Il n’est pas question de remettre en question l’origine occidentale des droits de l’homme
puisque ce constat est existentiel à ces droits. D’ailleurs, l’évolution de ces droits remonte aux
siècles des lumières avec la panoplie de textes philosophiques élaborés autour de cette
question. A titre d’exemple, Jean-Jacques Rousseau dans le contrat social était à l’origine du
développement de la notion d’égalité qui est en parfaite corrélation avec la liberté. John Locke
a développé le concept de droit de propriété qui est l’un des fondements de la liberté
économique. Baruch Spinoza a développé l’idée de la liberté d’opinion qui est nécessaire pour
ériger un Etat démocratique quant à Montesquieu la liberté politique représente l’un des
visages de la liberté moderne. Plus tard les Déclarations des droits de l’homme proclamés par
certains Etats en Europe et en Amérique concrétiseront les idées défendues par ces
philosophes des lumières. Ce processus permet clairement de reconnaître l’origine occidentale
des droits de l’homme qui n’est pas remise en question aujourd’hui. L’omniprésence du
modèle juridique et social occidental est factuelle et n’exige pas de justification particulière.
Néanmoins, l’universalisme est-il forcément occidental ce qui paraît assez paradoxal dans les
propos tenus ici ? L’universalisme implique la participation, la représentation et la promotion
de toutes les valeurs culturelles, religieuses et politiques de ce monde. En effet, universalisme
ne rime pas forcément avec occidentalisme puisqu’il serait dangereux aujourd’hui de soutenir
une telle idée. Cette pensée peut conduire à des dérives et à des positions réactionnaires en
raison de l’impérialisme idéologique sous-jacent à la notion. Il serait préférable de distinguer
clairement universalisme et civilisation occidentale afin d’intégrer toutes les composantes
actuelles de la communauté internationale qui se caractérise par son multiculturalisme.
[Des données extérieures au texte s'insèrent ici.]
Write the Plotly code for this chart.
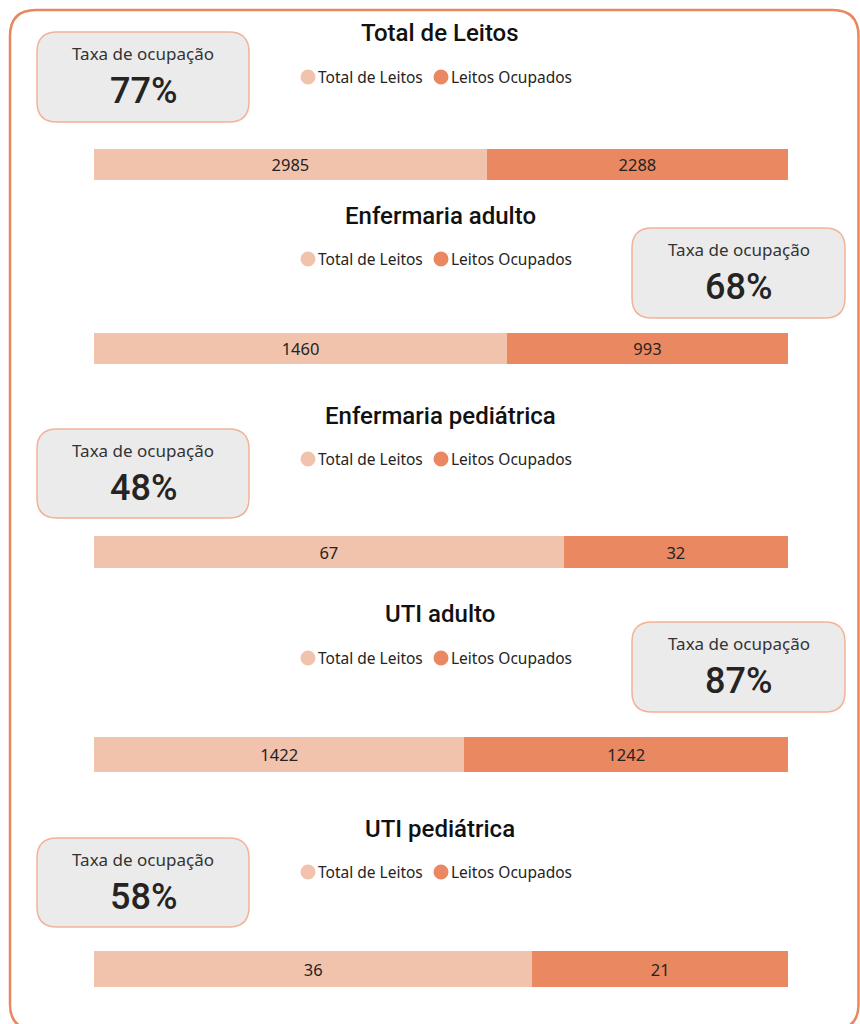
import plotly.graph_objects as go

# ---------------- data ----------------
panels = ["Total de Leitos", "Enfermaria adulto", "Enfermaria pediátrica", "UTI adulto", "UTI pediátrica"]
total_leitos = [2985, 1460, 67, 1422, 36]
leitos_ocupados = [2288, 993, 32, 1242, 21]
series_names = ["Total de Leitos", "Leitos Ocupados"]
card_label = "Taxa de ocupação"
taxa_ocupacao = [round(o / t * 100) for o, t in zip(leitos_ocupados, total_leitos)]

# ---------------- layout constants (pixels) ----------------
W, H = 860, 1024
LIGHT = "#F1C3AC"
DARK = "#E98861"
TXT = "#252423"
bar_x = (94, 788)
bar_y = [(149, 180), (333, 364), (536, 568), (737, 772), (951, 987)]
title_y = [33, 216, 416, 614, 829]
legend_y = [77, 259, 459, 658, 872]
card_side = ["left", "right", "left", "right", "left"]
card_y = [(32, 122), (228, 318), (429, 518), (622, 712), (838, 927)]
card_x = {"left": (37, 249), "right": (632, 845)}


def px(x):
    return x / W


def py(y):
    return 1 - y / H


def rrect(x0, y0, x1, y1, r):
    pts = [
        f"M {px(x0 + r)},{py(y0)}", f"L {px(x1 - r)},{py(y0)}",
        f"Q {px(x1)},{py(y0)} {px(x1)},{py(y0 + r)}", f"L {px(x1)},{py(y1 - r)}",
        f"Q {px(x1)},{py(y1)} {px(x1 - r)},{py(y1)}", f"L {px(x0 + r)},{py(y1)}",
        f"Q {px(x0)},{py(y1)} {px(x0)},{py(y1 - r)}", f"L {px(x0)},{py(y0 + r)}",
        f"Q {px(x0)},{py(y0)} {px(x0 + r)},{py(y0)}", "Z",
    ]
    return " ".join(pts)


fig = go.Figure()
annotations = []
shapes = []

# outer border
shapes.append(dict(type="path", xref="paper", yref="paper",
                   path=rrect(10, 10, 858.5, 1030, 26),
                   line=dict(color="#E9875F", width=2.5), fillcolor="rgba(0,0,0,0)", layer="below"))

layout_axes = {}
for i, name in enumerate(panels):
    k = "" if i == 0 else str(i + 1)
    xa, ya = "x" + k, "y" + k
    vals = [total_leitos[i], leitos_ocupados[i]]
    cols = [LIGHT, DARK]
    for s, v, c in zip(series_names, vals, cols):
        fig.add_trace(go.Bar(
            x=[v], y=[name], orientation="h", name=s, xaxis=xa, yaxis=ya,
            marker=dict(color=c, line=dict(width=0)), width=1,
            text=[str(v)], texttemplate="%{text}", textposition="inside",
            insidetextanchor="middle", textangle=0,
            textfont=dict(family="Noto Sans", size=16.5, color=TXT),
            showlegend=False, hovertemplate=s + ": %{text}<extra></extra>",
        ))
    y0, y1 = bar_y[i]
    layout_axes["xaxis" + k] = dict(domain=[px(bar_x[0]), px(bar_x[1])], range=[0, 100],
                                    visible=False, anchor=ya, fixedrange=True)
    layout_axes["yaxis" + k] = dict(domain=[py(y1), py(y0)], range=[-0.5, 0.5],
                                    visible=False, anchor=xa, fixedrange=True)

    # title
    annotations.append(dict(text=name, x=px(440), y=py(title_y[i]), xref="paper", yref="paper",
                            showarrow=False, xanchor="center", yanchor="middle",
                            font=dict(family="Roboto", size=24, weight=500, color="#111111")))
    # legend (circles + text)
    ly = legend_y[i]
    for cx, tx, s, c in [(308, 316, series_names[0], LIGHT), (441, 449, series_names[1], DARK)]:
        shapes.append(dict(type="circle", xref="paper", yref="paper",
                           x0=px(cx - 7.5), x1=px(cx + 7.5), y0=py(ly + 7.5), y1=py(ly - 7.5),
                           fillcolor=c, line=dict(width=0)))
        annotations.append(dict(text=s, x=px(tx), y=py(ly), xref="paper", yref="paper",
                                showarrow=False, xanchor="left", yanchor="middle",
                                font=dict(family="Noto Sans", size=15.5, color=TXT)))
    # card
    cx0, cx1 = card_x[card_side[i]]
    cy0, cy1 = card_y[i]
    shapes.append(dict(type="path", xref="paper", yref="paper", path=rrect(cx0, cy0, cx1, cy1, 20),
                       fillcolor="#EBEBEB", line=dict(color="#F2B395", width=1.5), layer="below"))
    ccx = (cx0 + cx1) / 2
    annotations.append(dict(text=card_label, x=px(ccx), y=py(cy0 + 21), xref="paper", yref="paper",
                            showarrow=False, xanchor="center", yanchor="middle",
                            font=dict(family="Noto Sans", size=17, color="#333333")))
    annotations.append(dict(text=f"{taxa_ocupacao[i]}%", x=px(ccx), y=py(cy0 + 59), xref="paper", yref="paper",
                            showarrow=False, xanchor="center", yanchor="middle",
                            font=dict(family="Roboto", size=36, weight=500, color=TXT)))

fig.update_layout(
    width=W, height=H, margin=dict(l=0, r=0, t=0, b=0),
    paper_bgcolor="white", plot_bgcolor="rgba(0,0,0,0)",
    barmode="stack", barnorm="percent", showlegend=False,
    annotations=annotations, shapes=shapes, **layout_axes,
)

fig.write_html("out.html", config={"displayModeBar": False},
               post_script="document.body.style.margin='0';")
La contestation culturelle mis en avant par certaines civilisations hostiles aux droits de
l’homme réside dans la vision péjorative de certains penseurs occidentaux à l’égard de ces
Etats. Pour Habermas, il serait erroné de continuer à développer le débat autour des
différences culturelles. L’absence de séparation entre l’éthique et le droit n’est pas contraire
aux droits de l’homme même en adoptant une position purement positiviste. Il est clair que si
l’éthique et le droit sont conjointent reconnus par le droit positif ce débat devient dès lors
anachronique. Les droits de l’homme s’adressent à toutes les cultures et toutes les
civilisations, leur message demeure la protection de la personne humaine. La dignité humaine
n’a pas de religion ni de culture ainsi toute référence à une opposition culturelle n’est qu’une
volonté de créer une dissension au sein de la famille humaine. Ces oppositions entre le
communautarisme et l’individualisme portées par les droits de l’homme est une polémique
désuète en raison de la composition hybride de ce corpus normatif de droits collectifs et de
droits individuels. La tendance individualiste n’est qu’une lecture partielle de la véritable
représentation de ces droits. Le droit moderne est représenté principalement par les droits
subjectifs qui ont pour mission de protéger la conduite humaine selon l’auteur. Il est certain
que malgré les différences culturelles, religieuses et idéologiques tout un chacun espère que sa
vie privée, sa propriété ou bien son intégrité physique seront garantis. Le besoin éprouvé par
les humains de vivre dignement dans le respect de leur condition est devenu vital. Cette
condition sine qua non se transforme en une norme qui recèle un élément commun à toutes les
personnes humaines vivant dans ce monde. Cette dernière est incarnée dans la préservation de
la condition humaine à l’époque de la globalisation multiculturelle effrénée opposée à une
certaine haine multiculturelle décomplexée.